Sendo assim, literalmente, tudo muda e, como pobres homens, o Espírito os faz tornar capazes de grandes coisas, até o martírio. Em outras palavras, receberam o sacramento da Crisma ou Confirmação porque, acolhendo o Espírito Santo nos seus corações, confirmaram a fé recebida no Batismo. Portanto, para além de serem apóstolos, se tornaram soldados de Cristo, isto é, além de difundir a fé, passaram também a defendê-la com palavra e ação, como verdadeiras testemunhas de Cristo (cf. Catecismo da Igreja Católica, n. 1303).
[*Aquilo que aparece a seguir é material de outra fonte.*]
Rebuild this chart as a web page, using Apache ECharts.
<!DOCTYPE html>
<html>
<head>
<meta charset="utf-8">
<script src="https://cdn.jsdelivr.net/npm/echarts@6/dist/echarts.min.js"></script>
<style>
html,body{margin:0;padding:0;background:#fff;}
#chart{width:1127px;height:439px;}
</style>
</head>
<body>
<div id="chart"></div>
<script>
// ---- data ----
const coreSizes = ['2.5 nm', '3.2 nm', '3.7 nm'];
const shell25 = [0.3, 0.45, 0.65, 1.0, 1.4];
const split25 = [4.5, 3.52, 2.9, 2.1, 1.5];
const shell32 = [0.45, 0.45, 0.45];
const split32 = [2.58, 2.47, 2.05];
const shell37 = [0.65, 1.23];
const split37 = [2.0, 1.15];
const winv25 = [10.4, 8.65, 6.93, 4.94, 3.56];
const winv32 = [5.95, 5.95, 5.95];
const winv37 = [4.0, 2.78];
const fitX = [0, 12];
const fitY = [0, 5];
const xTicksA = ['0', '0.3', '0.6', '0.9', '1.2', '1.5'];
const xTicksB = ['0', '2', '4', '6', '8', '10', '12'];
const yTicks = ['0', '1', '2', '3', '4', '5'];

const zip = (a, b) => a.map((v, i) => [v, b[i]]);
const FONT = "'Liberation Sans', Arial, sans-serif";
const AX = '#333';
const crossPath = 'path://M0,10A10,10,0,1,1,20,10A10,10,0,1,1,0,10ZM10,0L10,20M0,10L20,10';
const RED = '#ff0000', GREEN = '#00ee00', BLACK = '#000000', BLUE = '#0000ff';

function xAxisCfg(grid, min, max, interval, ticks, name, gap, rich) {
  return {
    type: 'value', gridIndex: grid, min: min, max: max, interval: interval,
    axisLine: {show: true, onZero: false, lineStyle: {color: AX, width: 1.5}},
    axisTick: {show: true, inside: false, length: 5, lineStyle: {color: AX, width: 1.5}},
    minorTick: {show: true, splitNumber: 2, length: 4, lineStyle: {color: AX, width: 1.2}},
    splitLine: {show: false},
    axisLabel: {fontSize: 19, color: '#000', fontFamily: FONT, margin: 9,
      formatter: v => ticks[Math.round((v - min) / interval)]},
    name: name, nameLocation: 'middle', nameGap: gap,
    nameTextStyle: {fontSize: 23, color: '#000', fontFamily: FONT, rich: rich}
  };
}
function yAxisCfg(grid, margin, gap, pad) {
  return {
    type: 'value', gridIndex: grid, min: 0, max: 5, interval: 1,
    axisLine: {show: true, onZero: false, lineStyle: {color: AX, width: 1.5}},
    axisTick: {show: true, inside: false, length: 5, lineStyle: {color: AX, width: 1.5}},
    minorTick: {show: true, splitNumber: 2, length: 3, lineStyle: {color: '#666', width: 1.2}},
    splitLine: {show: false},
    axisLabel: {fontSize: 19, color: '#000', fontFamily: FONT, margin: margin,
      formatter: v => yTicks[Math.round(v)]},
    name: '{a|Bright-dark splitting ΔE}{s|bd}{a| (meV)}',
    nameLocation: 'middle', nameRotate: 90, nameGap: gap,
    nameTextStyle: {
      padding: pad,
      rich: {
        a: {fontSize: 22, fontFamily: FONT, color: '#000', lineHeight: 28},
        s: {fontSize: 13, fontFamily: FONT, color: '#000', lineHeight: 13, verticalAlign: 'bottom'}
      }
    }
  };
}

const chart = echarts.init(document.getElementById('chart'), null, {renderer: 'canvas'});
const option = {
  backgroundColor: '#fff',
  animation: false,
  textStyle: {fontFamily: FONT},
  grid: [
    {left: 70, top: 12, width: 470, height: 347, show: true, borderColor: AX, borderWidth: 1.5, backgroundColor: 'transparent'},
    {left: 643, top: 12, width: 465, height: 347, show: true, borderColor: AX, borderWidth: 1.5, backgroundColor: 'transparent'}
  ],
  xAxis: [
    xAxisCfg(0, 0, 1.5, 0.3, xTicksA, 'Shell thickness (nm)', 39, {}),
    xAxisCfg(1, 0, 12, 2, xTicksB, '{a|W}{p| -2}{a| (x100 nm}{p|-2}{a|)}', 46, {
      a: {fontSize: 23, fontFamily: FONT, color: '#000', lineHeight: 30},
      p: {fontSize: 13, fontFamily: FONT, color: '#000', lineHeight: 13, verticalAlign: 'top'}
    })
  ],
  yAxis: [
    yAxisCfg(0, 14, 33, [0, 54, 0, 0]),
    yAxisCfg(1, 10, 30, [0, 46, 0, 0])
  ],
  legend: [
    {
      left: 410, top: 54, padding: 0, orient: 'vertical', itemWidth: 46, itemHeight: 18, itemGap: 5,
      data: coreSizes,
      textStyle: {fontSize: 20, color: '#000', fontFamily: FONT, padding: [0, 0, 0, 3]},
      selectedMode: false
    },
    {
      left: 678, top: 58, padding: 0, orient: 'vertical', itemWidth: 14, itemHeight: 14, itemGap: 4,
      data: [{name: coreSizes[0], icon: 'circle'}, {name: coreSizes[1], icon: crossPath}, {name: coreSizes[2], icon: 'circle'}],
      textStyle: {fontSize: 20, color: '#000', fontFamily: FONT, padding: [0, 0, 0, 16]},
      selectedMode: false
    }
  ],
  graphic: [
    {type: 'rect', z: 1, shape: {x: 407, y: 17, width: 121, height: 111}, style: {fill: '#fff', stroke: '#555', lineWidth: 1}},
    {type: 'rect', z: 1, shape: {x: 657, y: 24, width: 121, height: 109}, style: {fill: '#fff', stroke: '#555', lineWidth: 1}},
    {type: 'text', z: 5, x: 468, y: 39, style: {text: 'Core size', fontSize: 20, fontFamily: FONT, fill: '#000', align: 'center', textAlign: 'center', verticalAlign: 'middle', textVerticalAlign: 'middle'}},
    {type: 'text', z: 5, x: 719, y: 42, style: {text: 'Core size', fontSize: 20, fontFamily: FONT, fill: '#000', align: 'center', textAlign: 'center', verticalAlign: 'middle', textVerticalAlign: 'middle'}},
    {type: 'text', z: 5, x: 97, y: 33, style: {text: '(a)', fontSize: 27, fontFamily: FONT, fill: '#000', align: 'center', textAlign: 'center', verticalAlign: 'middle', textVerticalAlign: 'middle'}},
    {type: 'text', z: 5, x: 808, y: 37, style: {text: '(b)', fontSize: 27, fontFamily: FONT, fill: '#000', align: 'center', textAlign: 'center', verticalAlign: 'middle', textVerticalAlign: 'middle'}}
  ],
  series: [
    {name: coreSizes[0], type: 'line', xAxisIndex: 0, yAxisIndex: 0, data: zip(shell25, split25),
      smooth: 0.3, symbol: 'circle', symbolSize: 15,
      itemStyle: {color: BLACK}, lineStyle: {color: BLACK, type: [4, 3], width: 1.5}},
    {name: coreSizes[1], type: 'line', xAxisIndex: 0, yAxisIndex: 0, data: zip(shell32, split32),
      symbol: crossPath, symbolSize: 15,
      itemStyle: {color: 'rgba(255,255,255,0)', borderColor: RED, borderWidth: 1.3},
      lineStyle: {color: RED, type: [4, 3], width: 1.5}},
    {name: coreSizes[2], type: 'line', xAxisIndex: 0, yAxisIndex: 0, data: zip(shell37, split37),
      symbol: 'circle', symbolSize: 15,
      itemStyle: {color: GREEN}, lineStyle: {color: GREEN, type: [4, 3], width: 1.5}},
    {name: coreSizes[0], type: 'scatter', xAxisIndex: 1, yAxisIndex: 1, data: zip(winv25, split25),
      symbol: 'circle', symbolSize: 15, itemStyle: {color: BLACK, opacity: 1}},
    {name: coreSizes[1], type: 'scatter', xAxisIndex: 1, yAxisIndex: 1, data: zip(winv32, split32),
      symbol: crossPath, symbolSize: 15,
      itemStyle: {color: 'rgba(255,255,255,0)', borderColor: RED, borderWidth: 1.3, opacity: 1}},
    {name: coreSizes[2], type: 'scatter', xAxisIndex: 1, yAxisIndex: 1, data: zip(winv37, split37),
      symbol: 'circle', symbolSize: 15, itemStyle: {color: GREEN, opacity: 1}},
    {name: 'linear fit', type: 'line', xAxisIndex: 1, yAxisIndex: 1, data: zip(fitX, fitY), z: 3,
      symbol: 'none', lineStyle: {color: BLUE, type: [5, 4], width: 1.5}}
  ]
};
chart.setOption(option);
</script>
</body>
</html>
É curioso como Lucas descreve o evento do Pentecostes. Ele se refere explicitamente à teofania de Deus no Monte Sinai (cf. Ex 19,16-19): o trovão, as nuvens, o fogo, elementos que descrevem a solenidade do evento e a presença de Deus, mas que também podem ser relidos numa chave espiritual. O Espírito é trovão e terremoto: nos sacode profundamente, mina as nossas supostas certezas, nos impulsiona a superar os lugares-comuns sobre a fé (e o Cristianismo!). O Espírito é uma nuvem: o nevoeiro obriga-nos a confiar em quem nos conduz para não perdermos o caminho da verdade. O Espírito é fogo, fogo divino, fogo de amor, capaz de transformar, que aquece o nosso coração e ilumina os nossos passos. O Espírito é vento: somos nós que temos que guiar as velas para recolher o impulso e, como cristãos, atravessar o mar da vida!
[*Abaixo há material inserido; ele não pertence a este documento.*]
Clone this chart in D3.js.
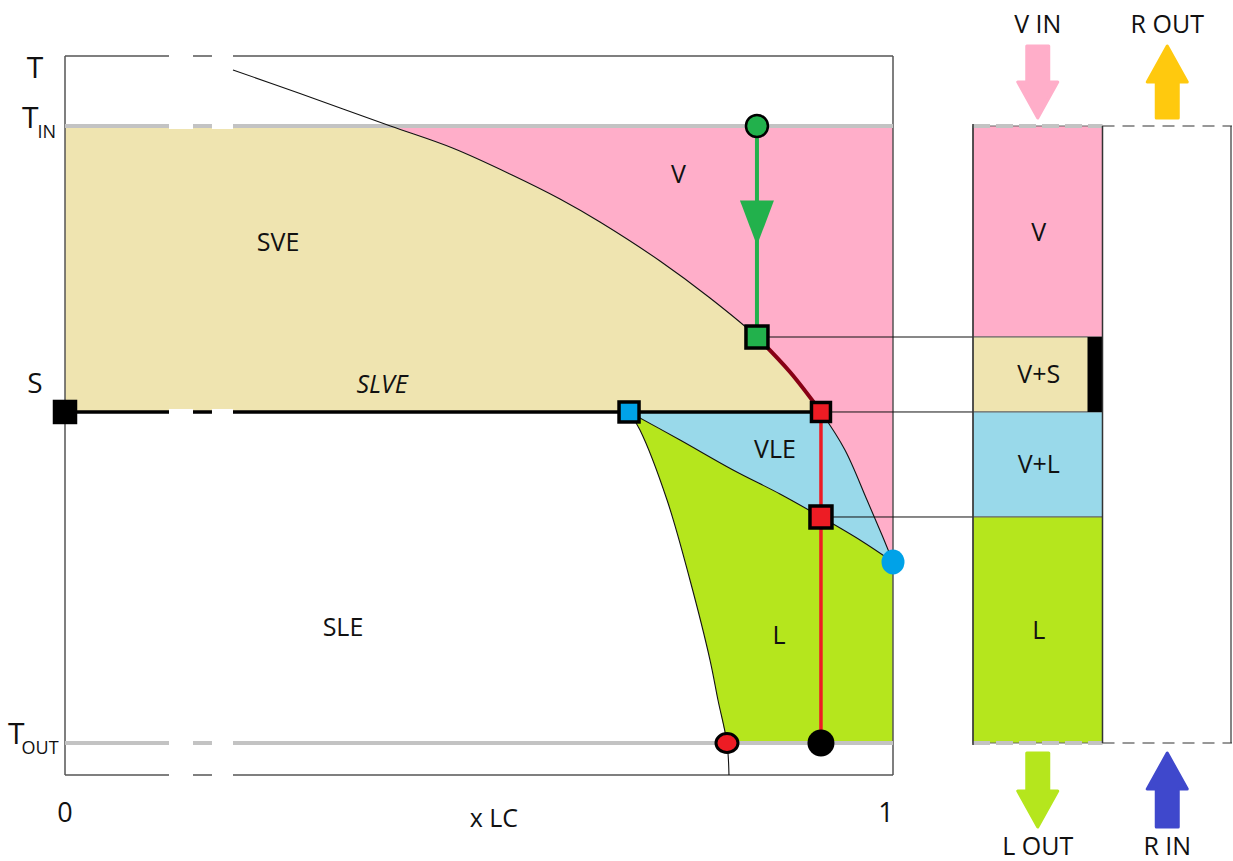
<!DOCTYPE html>
<html>
<head>
<meta charset="utf-8">
<script src="https://cdn.jsdelivr.net/npm/d3@7"></script>
<style>
  body { margin: 0; background: #fff; }
  text { font-family: "Open Sans", sans-serif; fill: #111; }
</style>
</head>
<body>
<div id="chart"></div>
<script>
// temperatures (T_OUT = 0, T_IN = 1) and compositions (x LC, 0..1)
const tTop = 1.1135, tBottom = -0.0519;
const tIn = 1, tOut = 0, tS = 0.5365;
const tDew = 0.658, tBub = 0.3663, tCrit = 0.2934;
const xFeed = 0.8357, xLiq = 0.913, xEut = 0.6812, xSolOut = 0.7995;

// upper (vapour) boundary
const dewX = [0.2029, 0.2838, 0.393, 0.468, 0.5399, 0.5978, 0.6461, 0.7186, 0.779, 0.8357, 0.8756, 0.913, 0.942, 0.9686, 0.9867, 1.0];
const dewT = [1.0908, 1.0527, 1.0, 0.9643, 0.9206, 0.8817, 0.8444, 0.7812, 0.7212, 0.658, 0.6013, 0.5365, 0.4749, 0.3938, 0.3371, 0.2934];
// lower VLE boundary
const bubX = [0.6812, 0.7428, 0.8068, 0.8635, 0.913, 0.9601, 1.0];
const bubT = [0.5365, 0.4911, 0.4425, 0.4036, 0.3663, 0.329, 0.2934];
// solid / liquid boundary
const solX = [0.6812, 0.6944, 0.7271, 0.7548, 0.779, 0.7886, 0.7995, 0.8019];
const solT = [0.5365, 0.5073, 0.3938, 0.2642, 0.1345, 0.0697, 0, -0.0519];

// breaks drawn in the horizontal lines
const gaps = [[0.1256, 0.1546], [0.1775, 0.2029]];

// right hand column
const colNames = ["mix", "R"];
const cellLabels = ["V", "V+S", "V+L", "L"];
const cellTop = [tIn, tDew, tS, tBub];
const cellBot = [tDew, tS, tBub, tOut];
const cellColors = ["#ffaec9", "#efe4b0", "#99d9ea", "#b5e61d"];

const arrowLabels = ["V IN", "R OUT", "L OUT", "R IN"];
const arrowCols = ["mix", "R", "mix", "R"];
const arrowSide = ["top", "top", "bottom", "bottom"];
const arrowDir = ["down", "up", "down", "up"];
const arrowColors = ["#ffaec9", "#ffc90e", "#b5e61d", "#3f48cc"];

const regionLabels = [
  { text: "V", x: 0.741, t: 0.908 },
  { text: "SVE", x: 0.2573, t: 0.798 },
  { text: "SLVE", x: 0.3829, t: 0.568 },
  { text: "VLE", x: 0.8575, t: 0.462 },
  { text: "SLE", x: 0.3357, t: 0.173 },
  { text: "L", x: 0.8623, t: 0.16 }
];

const W = 1233, H = 861;
const svg = d3.select("#chart").append("svg").attr("width", W).attr("height", H);

const x = d3.scaleLinear().domain([0, 1]).range([65, 893]);
const y = d3.scaleLinear().domain([0, 1]).range([743, 126]);
const colX = d3.scaleBand().domain(colNames).range([973, 1232]);

const pts = (xs, ts) => xs.map((v, i) => [v, ts[i]]);
const dew = pts(dewX, dewT);
const bub = pts(bubX, bubT);
const sol = pts(solX, solT);

const line = d3.line().x(d => x(d[0])).y(d => y(d[1])).curve(d3.curveCatmullRom);
const poly = d3.line().x(d => x(d[0])).y(d => y(d[1])).curve(d3.curveLinear);

// sample a smooth curve so fills follow the same shape as the line
function sampled(p) {
  const tmp = svg.append("path").attr("d", line(p));
  const node = tmp.node(), len = node.getTotalLength(), out = [];
  for (let i = 0; i <= 80; i++) {
    const q = node.getPointAtLength(len * i / 80);
    out.push([x.invert(q.x), y.invert(q.y)]);
  }
  tmp.remove();
  return out;
}

const dewTan = sampled(dew.slice(2, 12));
const dewPink = sampled(dew.slice(2));
const dewVle = sampled(dew.slice(11));
const bubS = sampled(bub);
const solS = sampled(sol.slice(0, 7));

// fills
svg.append("path").attr("fill", "#efe4b0")
  .attr("d", poly([[0, tIn], ...dewTan, [0, tS]]) + "Z");
svg.append("path").attr("fill", "#ffaec9")
  .attr("d", poly([...dewPink, [1, tIn]]) + "Z");
svg.append("path").attr("fill", "#99d9ea")
  .attr("d", poly([[xEut, tS], ...dewVle, ...bubS.slice().reverse()]) + "Z");
svg.append("path").attr("fill", "#b5e61d")
  .attr("d", poly([...bubS, [1, tOut], ...solS.slice().reverse()]) + "Z");

// frame
const frame = svg.append("g").attr("fill", "none").attr("stroke", "#555").attr("stroke-width", 1.5);
frame.append("line").attr("x1", x(0)).attr("x2", x(1)).attr("y1", y(tTop)).attr("y2", y(tTop));
frame.append("line").attr("x1", x(0)).attr("x2", x(1)).attr("y1", y(tBottom)).attr("y2", y(tBottom));
frame.append("line").attr("x1", x(0)).attr("x2", x(0)).attr("y1", y(tTop)).attr("y2", y(tBottom));
frame.append("line").attr("x1", x(1)).attr("x2", x(1)).attr("y1", y(tTop)).attr("y2", y(tBottom));

// T_IN / T_OUT / S lines
[tIn, tOut].forEach(t => {
  svg.append("line").attr("x1", x(0)).attr("x2", x(1)).attr("y1", y(t)).attr("y2", y(t))
    .attr("stroke", "#c3c3c3").attr("stroke-width", 4);
});
svg.append("line").attr("x1", x(0)).attr("x2", x(xLiq)).attr("y1", y(tS)).attr("y2", y(tS))
  .attr("stroke", "#000").attr("stroke-width", 3.5);

// breaks
[tTop, tIn, tS, tOut, tBottom].forEach(t => {
  gaps.forEach(g => {
    svg.append("rect").attr("x", x(g[0])).attr("width", x(g[1]) - x(g[0]))
      .attr("y", y(t) - 3).attr("height", 6).attr("fill", "#fff");
  });
});

// boundary curves
const curves = svg.append("g").attr("fill", "none").attr("stroke", "#111").attr("stroke-width", 1.1);
curves.append("path").attr("d", line(dew));
curves.append("path").attr("d", line(bub));
curves.append("path").attr("d", line(sol));

// path of the feed
svg.append("path").attr("d", line(dew.slice(9, 12)))
  .attr("fill", "none").attr("stroke", "#880015").attr("stroke-width", 4);
svg.append("line").attr("x1", x(xFeed)).attr("x2", x(xFeed)).attr("y1", y(tIn)).attr("y2", y(tDew))
  .attr("stroke", "#22b14c").attr("stroke-width", 4);
const ay = y((tIn + tDew) / 2);
svg.append("path").attr("fill", "#22b14c")
  .attr("d", `M${x(xFeed) - 17},${ay - 31} L${x(xFeed) + 17},${ay - 31} L${x(xFeed)},${ay + 14} Z`);
svg.append("line").attr("x1", x(xLiq)).attr("x2", x(xLiq)).attr("y1", y(tS)).attr("y2", y(tOut))
  .attr("stroke", "#ed1c24").attr("stroke-width", 3.5);

// connectors to the column
[[xFeed, tDew], [xLiq, tS], [xLiq, tBub]].forEach(p => {
  svg.append("line").attr("x1", x(p[0])).attr("x2", colX("mix") + colX.bandwidth())
    .attr("y1", y(p[1])).attr("y2", y(p[1])).attr("stroke", "#111").attr("stroke-width", 1);
});

// markers
function square(xv, tv, size, fill) {
  svg.append("rect").attr("x", x(xv) - size / 2).attr("y", y(tv) - size / 2)
    .attr("width", size).attr("height", size).attr("fill", fill)
    .attr("stroke", "#000").attr("stroke-width", 3.5);
}
function dot(xv, tv, rx, ry, fill, sw) {
  svg.append("ellipse").attr("cx", x(xv)).attr("cy", y(tv)).attr("rx", rx).attr("ry", ry)
    .attr("fill", fill).attr("stroke", "#000").attr("stroke-width", sw);
}
square(0, tS, 21, "#000");
square(xFeed, tDew, 22, "#22b14c");
square(xEut, tS, 20, "#00a2e8");
square(xLiq, tS, 19, "#ed1c24");
square(xLiq, tBub, 22, "#ed1c24");
dot(xFeed, tIn, 11, 11, "#22b14c", 2.5);
dot(1, tCrit, 11.5, 12.5, "#00a2e8", 0);
dot(xSolOut, tOut, 11, 9.5, "#ed1c24", 3);
dot(xLiq, tOut, 13.5, 13.5, "#000", 0);

// region labels
svg.selectAll("text.region").data(regionLabels).join("text")
  .attr("class", "region")
  .attr("x", d => x(d.x)).attr("y", d => y(d.t))
  .attr("text-anchor", "middle").attr("font-size", 25)
  .attr("font-style", d => d.text === "SLVE" ? "italic" : null)
  .text(d => d.text);

// axis labels
svg.append("text").attr("x", 35).attr("y", y(tTop) + 22).attr("text-anchor", "middle")
  .attr("font-size", 30).text("T");
const tin = svg.append("text").attr("x", 22).attr("y", y(tIn) + 2).attr("font-size", 30);
tin.append("tspan").text("T");
tin.append("tspan").attr("font-size", 18).attr("dx", -1).attr("dy", 10).text("IN");
const tout = svg.append("text").attr("x", 8).attr("y", y(tOut) + 1).attr("font-size", 30);
tout.append("tspan").text("T");
tout.append("tspan").attr("font-size", 18).attr("dx", -3).attr("dy", 10).text("OUT");
svg.append("text").attr("x", 35).attr("y", y(tS) - 19).attr("text-anchor", "middle")
  .attr("font-size", 28).text("S");
svg.append("text").attr("x", x(0)).attr("y", 822).attr("text-anchor", "middle")
  .attr("font-size", 27).text("0");
svg.append("text").attr("x", x(1) - 7).attr("y", 822).attr("text-anchor", "middle")
  .attr("font-size", 27).text("1");
svg.append("text").attr("x", x(0.518)).attr("y", 827).attr("text-anchor", "middle")
  .attr("font-size", 25).text("x LC");

// column
const cx0 = colX("mix"), cw = colX.bandwidth();
cellLabels.forEach((lab, i) => {
  svg.append("rect").attr("x", cx0).attr("width", cw)
    .attr("y", y(cellTop[i])).attr("height", y(cellBot[i]) - y(cellTop[i]))
    .attr("fill", cellColors[i]).attr("stroke", "#666").attr("stroke-width", 1);
});
svg.append("rect").attr("x", cx0 + cw - 15).attr("width", 15)
  .attr("y", y(tDew)).attr("height", y(tS) - y(tDew)).attr("fill", "#000");
cellLabels.forEach((lab, i) => {
  svg.append("text").attr("x", cx0 + cw / 2 + 1).attr("y", (y(cellTop[i]) + y(cellBot[i])) / 2 + 9)
    .attr("text-anchor", "middle").attr("font-size", 25).text(lab);
});
[tIn, tOut].forEach(t => {
  svg.append("line").attr("x1", cx0).attr("x2", cx0 + cw).attr("y1", y(t)).attr("y2", y(t))
    .attr("stroke", "#c3c3c3").attr("stroke-width", 4).attr("stroke-dasharray", "17 6");
});
svg.append("line").attr("x1", cx0).attr("x2", cx0).attr("y1", y(tIn) - 2).attr("y2", y(tOut) + 2)
  .attr("stroke", "#333").attr("stroke-width", 1.5);

// R box
const rx0 = colX("R");
svg.append("line").attr("x1", rx0 + cw - 1).attr("x2", rx0 + cw - 1).attr("y1", y(tIn)).attr("y2", y(tOut))
  .attr("stroke", "#333").attr("stroke-width", 1.2);
svg.append("line").attr("x1", rx0).attr("x2", rx0).attr("y1", y(tIn)).attr("y2", y(tOut))
  .attr("stroke", "#333").attr("stroke-width", 1.5);
[tIn, tOut].forEach(t => {
  svg.append("line").attr("x1", rx0).attr("x2", rx0 + cw).attr("y1", y(t)).attr("y2", y(t))
    .attr("stroke", "#333").attr("stroke-width", 1.2).attr("stroke-dasharray", "12 8");
});

// arrows
arrowLabels.forEach((lab, i) => {
  const cx = colX(arrowCols[i]) + cw / 2;
  const top = arrowSide[i] === "top";
  const a = top ? 46 : 753, b = top ? 118 : 827;
  const tail = arrowDir[i] === "down" ? a : b;
  const tip = arrowDir[i] === "down" ? b : a;
  const s = Math.sign(tip - tail), hb = tip - s * 36;
  svg.append("path").attr("fill", arrowColors[i]).attr("stroke", arrowColors[i])
    .attr("stroke-width", 3).attr("stroke-linejoin", "round")
    .attr("d", `M${cx - 11},${tail} L${cx + 11},${tail} L${cx + 11},${hb} L${cx + 20},${hb} L${cx},${tip} L${cx - 20},${hb} L${cx - 11},${hb} Z`);
  svg.append("text").attr("x", cx).attr("y", top ? 33 : 855).attr("text-anchor", "middle")
    .attr("font-size", 25).attr("xml:space", "preserve").text(lab);
});
</script>
</body>
</html>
Pois, o cristão que se deixa conduzir pelo Espírito de Cristo rejuvenesce tudo e faz florescer as diversas situações e instituições. Porque é o Espírito que lhe dá o sentido de novidade. A nossa fé em Cristo não nos torna arqueólogos de uma história do passado, nem megafones de palavras antigas, nem repetidores de gestos e ritos obsoletos e ultrapassados, mas, no Espírito Santo, nos capacita a lembrar e compreender, hoje, essa memória. Sim, há um passado que o Espírito nos lembra, mas há também um hoje para o qual, de novo, o mesmo Espírito nos ensina tudo. Não foi em vão que, do Mestre, os discípulos, escutaram: “Quando ele vier, o Espírito da verdade, vos guiará em toda a verdade, porque não falará por si mesmo, mas dirá tudo quanto tiver ouvido e vos anunciará o que hà de vir” (Jo 16,13).
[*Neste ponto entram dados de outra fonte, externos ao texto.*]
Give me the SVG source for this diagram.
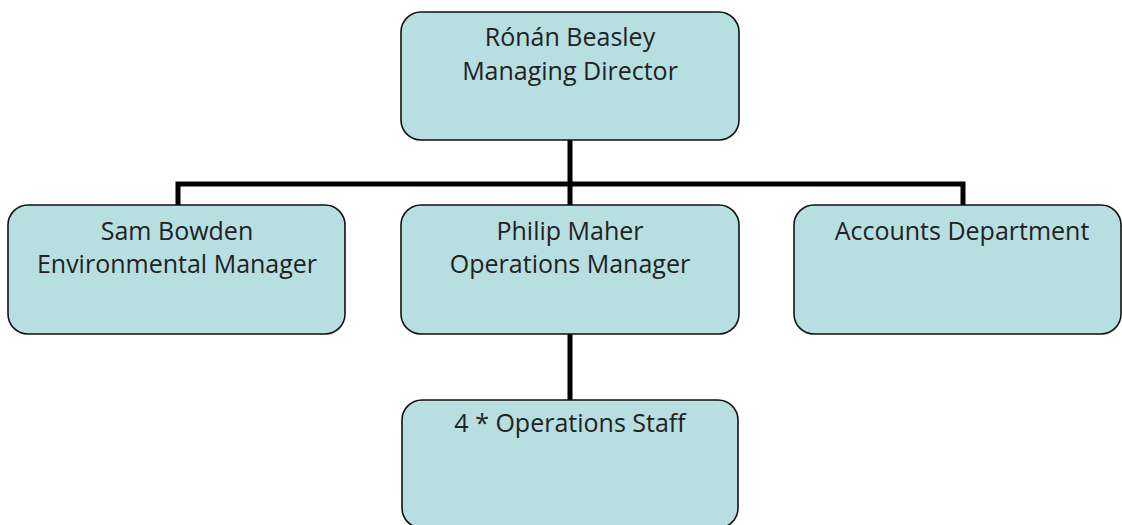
<svg xmlns="http://www.w3.org/2000/svg" width="1122" height="525" viewBox="0 0 1122 525">
  <style>
    .box { fill: #b7dfe1; stroke: #111; stroke-width: 1.6; }
    .lbl { font-family: "Open Sans", "Liberation Sans", sans-serif; font-size: 25px; fill: #222; text-anchor: middle; }
    .wire { fill: none; stroke: #000; stroke-width: 5; }
  </style>
  <rect width="1122" height="525" fill="#fff"/>
  <g id="connectors">
    <path class="wire" d="M570 140 V184"/>
    <path class="wire" d="M178 205 V184 H963 V205"/>
    <path class="wire" d="M570 184 V205"/>
    <path class="wire" d="M570 334 V400"/>
  </g>
  <g id="node-director">
    <rect class="box" x="401" y="12" width="338" height="128" rx="20"/>
    <text class="lbl" x="570" y="46">Rónán Beasley</text>
    <text class="lbl" x="570" y="80">Managing Director</text>
  </g>
  <g id="node-environmental">
    <rect class="box" x="8" y="205" width="337" height="129" rx="20"/>
    <text class="lbl" x="177" y="240">Sam Bowden</text>
    <text class="lbl" x="177" y="273">Environmental Manager</text>
  </g>
  <g id="node-operations">
    <rect class="box" x="401" y="205" width="338" height="129" rx="20"/>
    <text class="lbl" x="570" y="240">Philip Maher</text>
    <text class="lbl" x="570" y="273">Operations Manager</text>
  </g>
  <g id="node-accounts">
    <rect class="box" x="794" y="205" width="327" height="129" rx="20"/>
    <text class="lbl" x="962" y="240">Accounts Department</text>
  </g>
  <g id="node-staff">
    <rect class="box" x="402" y="400" width="336" height="128" rx="20"/>
    <text class="lbl" x="570" y="432">4 * Operations Staff</text>
  </g>
</svg>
O Espírito torna-se o anti Babel: se a arrogância dos homens levou à confusão das línguas, a não se entenderem mais, a presença do Espírito nos faz escutar uma só língua, uma só voz, uma linguagem de amor em vez de ódio, de verdade mais que a de mentira, e de paz mais que a de violência e da guerra. Tudo está esclarecido, como disse Bento XVI, “Babel é Babel e o Pentecostes é o Pentecostes. Onde os homens pretendem tornar-se Deus, podem unicamente pôr-se uns contra os outros. Ao contrário, onde estão na verdade do Senhor, abrem-se à ação do seu Espírito que os ampara e une” (Homília, Solenidade de Pentecostes, 27.05.12). Pois, onde havia divisão e indiferença, surgiram unidade e compreensão. Tudo porque o Espírito ensina aquela linguagem que todos podem entender, a linguagem do amor.

É evidente, de tantos homens e povos diferentes, o Espírito faz uma só família, a Igreja, onde cada um, preservando a própria cultura e tradição, não se sente estranho. Mas, superando toda forma de incomunicabilidade e individualismo, abre-se ao diálogo e à troca fraterna de dons que o Espírito distribui com infinita imaginação e abundância. Eis o milagre que o Espírito Santo opera: ele dá uma maneira inesperadamente nova de viver o relacionamento com Deus e com os outros. Proporciona à Igreja e aos cristãos a capacidade de transmitir o Evangelho em “outras línguas”, isto é, com entusiasmo sempre jovem e nas formas mais sensíveis à cultura, às expectativas e às questões do homem de cada tempo e lugar (…). E hoje, mais do que nunca, torna necessário na Igreja um novo Pentecostes.

Por isso, caríssimos, como verdadeiros filhos de Deus e sob ação do Espírito Santo, invoquemo-lo quando não nos entendermos na família, na paróquia, no trabalho. E façamos nossa esta oração tão cara a Santa Teresinha de Jesus: “Vem Espírito Santo, alma da minha alma, ilumina-me, atrai-me, faça-me conhecer a tua vontade e que eu possa segui-la sempre”.